Monday, June 16, 2014

June 17, 2014 "Echo"

First Words
      …thoughts of an anachronistic, solo pediatrician
                            by Glenn Feole, M.D.

"Be careful too that the reading of your story makes the melancholy 
        laugh and the merry laugh louder," Cervantes, Prologue to Don Quixote


Contact: ishmaelish36@gmail.com
Blog site: ishmaelish36.blogspot.com

June 17, 2014

Chief Complaint:

     “My tongue is allergic to vegetables.”


Interesting Name:

     Echo


Anecdote:
     One Father was telling me what medicine he had been giving his one year old.  Instead of "Nitelite" he said, with almost a wistful tone, "Nite-life." 
     Westport, Connecticut, 1990's


Poetry:
X-RAY
Some prowl sea-beds, some hurtle to a star
and, mother, some obsessed turn over every stone
or open graves to let that starlight in.
There are men who would open anything.

From my journal, often gentle statements
during yoga asanas at retreats.
Harvey, the circulation of the blood,
and Freud, the circulation of our dreams,
pried honourably and honoured are 
like all explorers.  Men who’d open men.

And those others, mother, with diseases
like great streets named after them: Addison,
Parkinson, Hodgkin – physicians who’d arrive
fast and first on any sour death-bed scene.

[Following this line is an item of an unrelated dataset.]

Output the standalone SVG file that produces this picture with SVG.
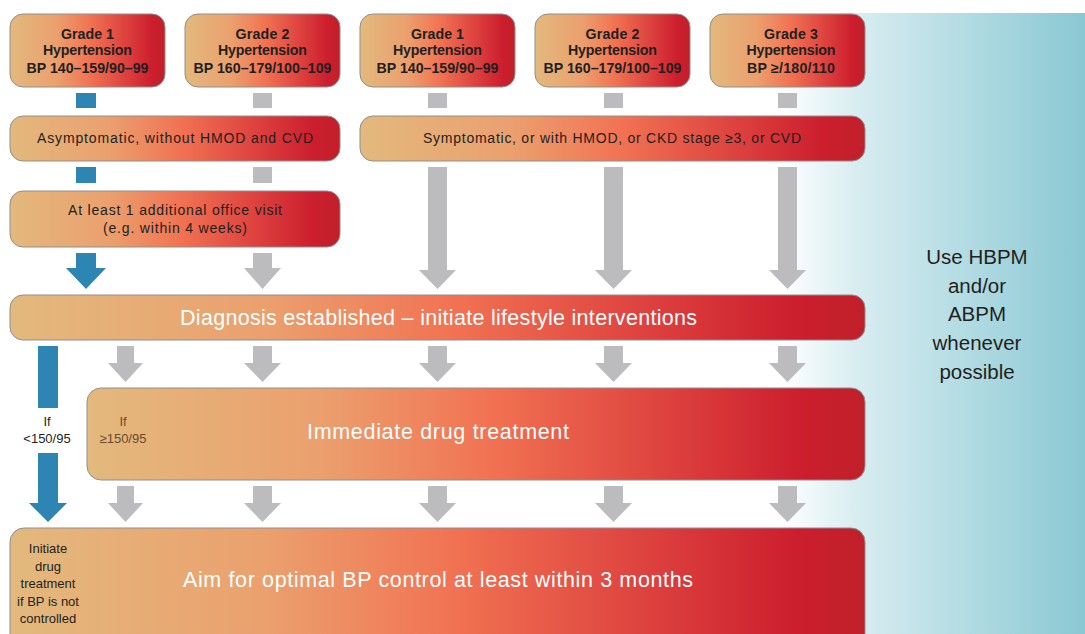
<svg xmlns="http://www.w3.org/2000/svg" width="1085" height="634" viewBox="0 0 1085 634">
<defs>
<linearGradient id="warm" x1="0" y1="0" x2="1" y2="0">
<stop offset="0" stop-color="#e3b97d"/>
<stop offset="0.3" stop-color="#eba06e"/>
<stop offset="0.52" stop-color="#f17252"/>
<stop offset="0.78" stop-color="#da3a3b"/>
<stop offset="0.92" stop-color="#cc1e2e"/>
<stop offset="1" stop-color="#c0202a"/>
</linearGradient>
<linearGradient id="teal" x1="0" y1="0" x2="1" y2="0">
<stop offset="0" stop-color="#ffffff"/>
<stop offset="0.25" stop-color="#d8edf1"/>
<stop offset="1" stop-color="#8ac8d3"/>
</linearGradient>
<style>
.box{fill:url(#warm);stroke:#8f8f8f;stroke-width:1}
.g{fill:#bcbcbe}
.b{fill:#2d85b3}
.t{font-family:"Liberation Sans",Arial,sans-serif;fill:#231f20;text-anchor:middle}
.bold{font-weight:bold;font-size:14.2px}
.m{font-size:14px}
.w{font-family:"Liberation Sans",Arial,sans-serif;fill:#ffffff;text-anchor:middle;font-size:21.5px}
.s{font-size:13px}
.side{font-size:20.5px}
</style>
</defs>
<rect x="780" y="13" width="305" height="621" fill="url(#teal)"/>
<g id="connectors">
<rect class="b" x="76" y="93" width="20" height="15"/>
<rect class="g" x="253" y="93" width="19" height="15"/>
<rect class="g" x="428" y="93" width="19" height="15"/>
<rect class="g" x="604" y="93" width="19" height="15"/>
<rect class="g" x="778" y="93" width="19" height="15"/>
<rect class="b" x="76" y="167" width="20" height="16"/>
<rect class="g" x="253" y="167" width="19" height="16"/>
<polygon class="b" points="76,253 96,253 96,268 106,268 86,289 66,268 76,268"/>
<polygon class="g" points="253,253 272,253 272,268 281,268 262.5,289 244,268 253,268"/>
<polygon class="g" points="428,167 447,167 447,270 456,270 437.5,289 419,270 428,270"/>
<polygon class="g" points="604,167 623,167 623,270 632,270 613.5,289 595,270 604,270"/>
<polygon class="g" points="778,167 797,167 797,270 806,270 787.5,289 769,270 778,270"/>
<rect class="b" x="38" y="346" width="20" height="62"/>
<polygon class="b" points="38,453 58,453 58,503 67,503 48,522 29,503 38,503"/>
<polygon class="g" points="117,346 134,346 134,363 143,363 125.5,382 108,363 117,363"/>
<polygon class="g" points="253,346 272,346 272,363 281,363 262.5,382 244,363 253,363"/>
<polygon class="g" points="428,346 447,346 447,363 456,363 437.5,382 419,363 428,363"/>
<polygon class="g" points="604,346 623,346 623,363 632,363 613.5,382 595,363 604,363"/>
<polygon class="g" points="778,346 797,346 797,363 806,363 787.5,382 769,363 778,363"/>
<polygon class="g" points="117,486 134,486 134,503 143,503 125.5,522 108,503 117,503"/>
<polygon class="g" points="253,486 272,486 272,503 281,503 262.5,522 244,503 253,503"/>
<polygon class="g" points="428,486 447,486 447,503 456,503 437.5,522 419,503 428,503"/>
<polygon class="g" points="604,486 623,486 623,503 632,503 613.5,522 595,503 604,503"/>
<polygon class="g" points="778,486 797,486 797,503 806,503 787.5,522 769,503 778,503"/>
</g>
<g id="grade1a">
<rect class="box" x="10" y="14" width="155" height="73" rx="13"/>
<text class="t bold" x="87.5" y="39" textLength="53">Grade 1</text>
<text class="t bold" x="87.5" y="55" textLength="89">Hypertension</text>
<text class="t bold" x="87.5" y="73" textLength="122">BP 140–159/90–99</text>
</g>
<g id="grade2a">
<rect class="box" x="185" y="14" width="155" height="73" rx="13"/>
<text class="t bold" x="262.5" y="39" textLength="54">Grade 2</text>
<text class="t bold" x="262.5" y="55" textLength="89">Hypertension</text>
<text class="t bold" x="262.5" y="73" textLength="138">BP 160–179/100–109</text>
</g>
<g id="grade1b">
<rect class="box" x="360" y="14" width="155" height="73" rx="13"/>
<text class="t bold" x="437.5" y="39" textLength="53">Grade 1</text>
<text class="t bold" x="437.5" y="55" textLength="89">Hypertension</text>
<text class="t bold" x="437.5" y="73" textLength="122">BP 140–159/90–99</text>
</g>
<g id="grade2b">
<rect class="box" x="535" y="14" width="155" height="73" rx="13"/>
<text class="t bold" x="612.5" y="39" textLength="54">Grade 2</text>
<text class="t bold" x="612.5" y="55" textLength="89">Hypertension</text>
<text class="t bold" x="612.5" y="73" textLength="138">BP 160–179/100–109</text>
</g>
<g id="grade3">
<rect class="box" x="710" y="14" width="155" height="73" rx="13"/>
<text class="t bold" x="791" y="39" textLength="54">Grade 3</text>
<text class="t bold" x="791" y="55" textLength="89">Hypertension</text>
<text class="t bold" x="791" y="73" textLength="88">BP ≥/180/110</text>
</g>
<g id="asymptomatic">
<rect class="box" x="10" y="116" width="330" height="45" rx="13"/>
<text class="t m" x="175" y="143" textLength="276">Asymptomatic, without HMOD and CVD</text>
</g>
<g id="symptomatic">
<rect class="box" x="360" y="116" width="505" height="45" rx="13"/>
<text class="t m" x="612" y="143" textLength="378">Symptomatic, or with HMOD, or CKD stage ≥3, or CVD</text>
</g>
<g id="visit">
<rect class="box" x="10" y="191" width="330" height="56" rx="13"/>
<text class="t m" x="175" y="215" textLength="214">At least 1 additional office visit</text>
<text class="t m" x="175" y="233" textLength="144">(e.g. within 4 weeks)</text>
</g>
<g id="diagnosis">
<rect class="box" x="10" y="295" width="855" height="45" rx="13"/>
<text class="w" x="438.5" y="325" textLength="517">Diagnosis established – initiate lifestyle interventions</text>
</g>
<g id="immediate">
<rect class="box" x="87" y="388" width="778" height="92" rx="14"/>
<text class="w" x="438" y="439" textLength="262">Immediate drug treatment</text>
<text class="t s" x="123" y="426" style="fill:#6b4a2e">If</text>
<text class="t s" x="123" y="443" style="fill:#6b4a2e">≥150/95</text>
</g>
<g id="ifless">
<text class="t s" x="47" y="426">If</text>
<text class="t s" x="47" y="443">&lt;150/95</text>
</g>
<g id="aim">
<rect class="box" x="10" y="528" width="855" height="120" rx="14"/>
<text class="w" x="438" y="587" textLength="510">Aim for optimal BP control at least within 3 months</text>
<text class="t s" x="48" y="553">Initiate</text>
<text class="t s" x="48" y="571">drug</text>
<text class="t s" x="48" y="588">treatment</text>
<text class="t s" x="48" y="606">if BP is not</text>
<text class="t s" x="48" y="623">controlled</text>
</g>
<g id="note">
<text class="t side" x="977" y="264">Use HBPM</text>
<text class="t side" x="977" y="293">and/or</text>
<text class="t side" x="977" y="321">ABPM</text>
<text class="t side" x="977" y="350">whenever</text>
<text class="t side" x="977" y="379">possible</text>
</g>
</svg>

I am their slowcoach colleague, half afraid,
incurious.  As a boy it was so: you know how
my small hand never teased to pieces
an alarm clock or flensed a perished mouse.

And this larger hand’s the same.  It stretches now
out from a white sleeve to hold up, mother,
your X-ray to the glowing screen.  My eyes look 
but don’t want to; I still don’t want to know.
   By Dannie Abse, from New and Collected Poems

Dannie Abse is a physician in Wales and I was fortunate enough to come across his work in a medical journal.  Poignant, sensitive poetry from a doctor's perspective - I have long admired his work.

Quote:
To paraphrase Tristram Shandy, "Take sorrow, and pleasure, horizontally." 

Coup d'essai:

Favorite Musician/song:
    Bill Evans - jazz piano.  You Must Believe in Spring
     A tie between Thelonious Monk and Evans as my all time favorite jazz musician.  His sensitivity at the keyboard is legendary and breath taking as opposed to Monk's shear genius and lack of self-consciousness as he creates at the keyboard with such abandon.
     I asked my Uncle Ray, a professional jazz pianist in Texas and a mentor in my own musical development, who his five favorite jazz musicians were and he said, "Bill Evans, Bill Evans, Bill Evans, Bill Evans and Bill Evans."  During high school, he visited me and said, "Glenn, you have to listen to other jazz besides Monk.  It's like eating whipped cream all day."   Once he showed up in my living room in Connecticut, and in a very mysterious, zen like fashion, his gentle eyes and smile, simply handed me a CD without saying anything.  The only one he gave me, Bill Evans' You Must Believe in Spring.   A piece of gold.  More on Monk later...

Favorite Book/author:
     Tristram Shandy but Lawrence Sterne
He influenced so many people (read by Wittgenstein, Thomas Jefferson and Nietche…to name a few);  Vonnegut-like in his hilarious insights and words spoken directly to the reader.   


Favorite Movie/DVD:
     Music From the Inside Out
     If you love music in general, classical music in particular, this is a superb DVD.  If follows several members of the Philadelphia Symphony, asking them why and how they developed their passion for music.  It crescendoes (for me) into a tender ending featuring a Brahms Symphony that has become one of my favorite…a thing of great beauty.